-- start of Provided material --

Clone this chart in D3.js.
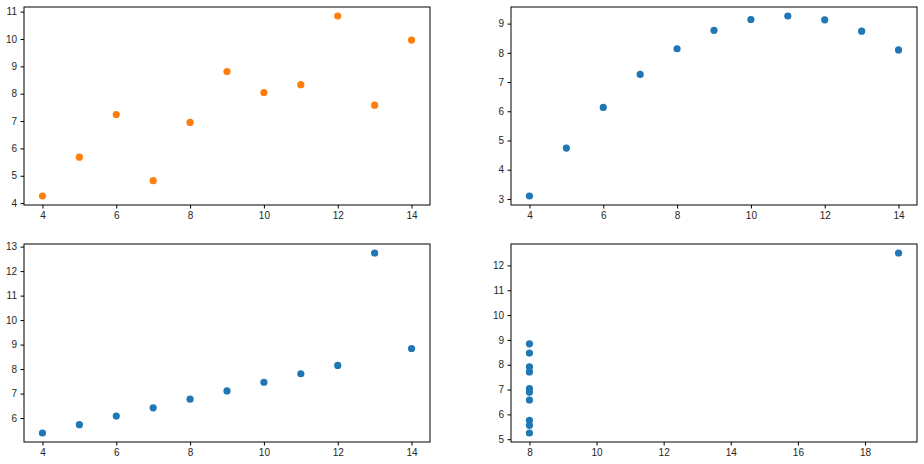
<!DOCTYPE html>
<html>
<head>
<meta charset="utf-8">
<script src="https://cdn.jsdelivr.net/npm/d3@7"></script>
<style>
  body { margin: 0; background: #fff; }
  svg { display: block; }
  .tick text { font-family: "Liberation Sans Narrow", "Liberation Sans", sans-serif; font-stretch: condensed; font-size: 10px; fill: #262626; }
</style>
</head>
<body>
<div id="chart"></div>
<script>
let x123 = [10, 8, 13, 9, 11, 14, 6, 4, 12, 7, 5];
let x4 = [8, 8, 8, 8, 8, 8, 8, 19, 8, 8, 8];
let y1 = [8.04, 6.95, 7.58, 8.81, 8.33, 9.96, 7.24, 4.26, 10.84, 4.82, 5.68];
let y2 = [9.14, 8.14, 8.74, 8.77, 9.26, 8.10, 6.13, 3.10, 9.13, 7.26, 4.74];
let y3 = [7.46, 6.77, 12.74, 7.11, 7.81, 8.84, 6.08, 5.39, 8.15, 6.42, 5.73];
let y4 = [6.58, 5.76, 7.71, 8.84, 8.47, 7.04, 5.25, 12.50, 5.56, 7.91, 6.89];

let panels = [
    {xs: x123, ys: y1, left: 24, top: 7, color: "#ff7f0e"},
    {xs: x123, ys: y2, left: 511, top: 7, color: "#1f77b4"},
    {xs: x123, ys: y3, left: 24, top: 244, color: "#1f77b4"},
    {xs: x4, ys: y4, left: 511, top: 244, color: "#1f77b4"}
];

let svg = d3.select("#chart").append("svg")
    .attr("width", 924)
    .attr("height", 464);

// matplotlib style 5% margins around the data
function padded(vals) {
    let lo = d3.min(vals), hi = d3.max(vals), m = (hi - lo) * 0.05;
    return [lo - m, hi + m];
}

panels.forEach((p) => {
    let width = 406,
        height = 198;

    let xScale = d3.scaleLinear().range([0, width]).domain(padded(p.xs));
    let yScale = d3.scaleLinear().range([height, 0]).domain(padded(p.ys));

    let g = svg.append("g")
        .attr("transform", "translate(" + p.left + "," + p.top + ")");

    g.append("g")
        .attr("transform", "translate(0," + height + ")")
        .call(d3.axisBottom(xScale).tickValues(d3.range(Math.ceil(xScale.domain()[0] / 2) * 2, xScale.domain()[1], 2)).tickSize(3.5).tickPadding(3.5).tickFormat(d3.format("d")))
        .call(a => a.select(".domain").remove());

    g.append("g")
        .call(d3.axisLeft(yScale).tickValues(d3.range(Math.ceil(yScale.domain()[0]), yScale.domain()[1], 1)).tickSize(3.5).tickPadding(3.5).tickFormat(d3.format("d")))
        .call(a => a.select(".domain").remove());

    g.append("rect")
        .attr("x", 0).attr("y", 0)
        .attr("width", width).attr("height", height)
        .attr("fill", "none")
        .attr("stroke", "#000")
        .attr("stroke-width", 1);

    g.append("g")
        .selectAll("circle")
        .data(p.xs.map((x, j) => ({x: x, y: p.ys[j]})))
        .enter()
        .append("circle")
        .attr("cx", (d) => xScale(d.x))
        .attr("cy", (d) => yScale(d.y))
        .attr("r", 3.6)
        .style("fill", p.color);
});
</script>
</body>
</html>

-- end of Provided material --

### The request
Pick out the lines containing the word "chart" and show them.

### Written solution
Clone this chart in D3.js.
<div id="chart"></div>
let svg = d3.select("#chart").append("svg")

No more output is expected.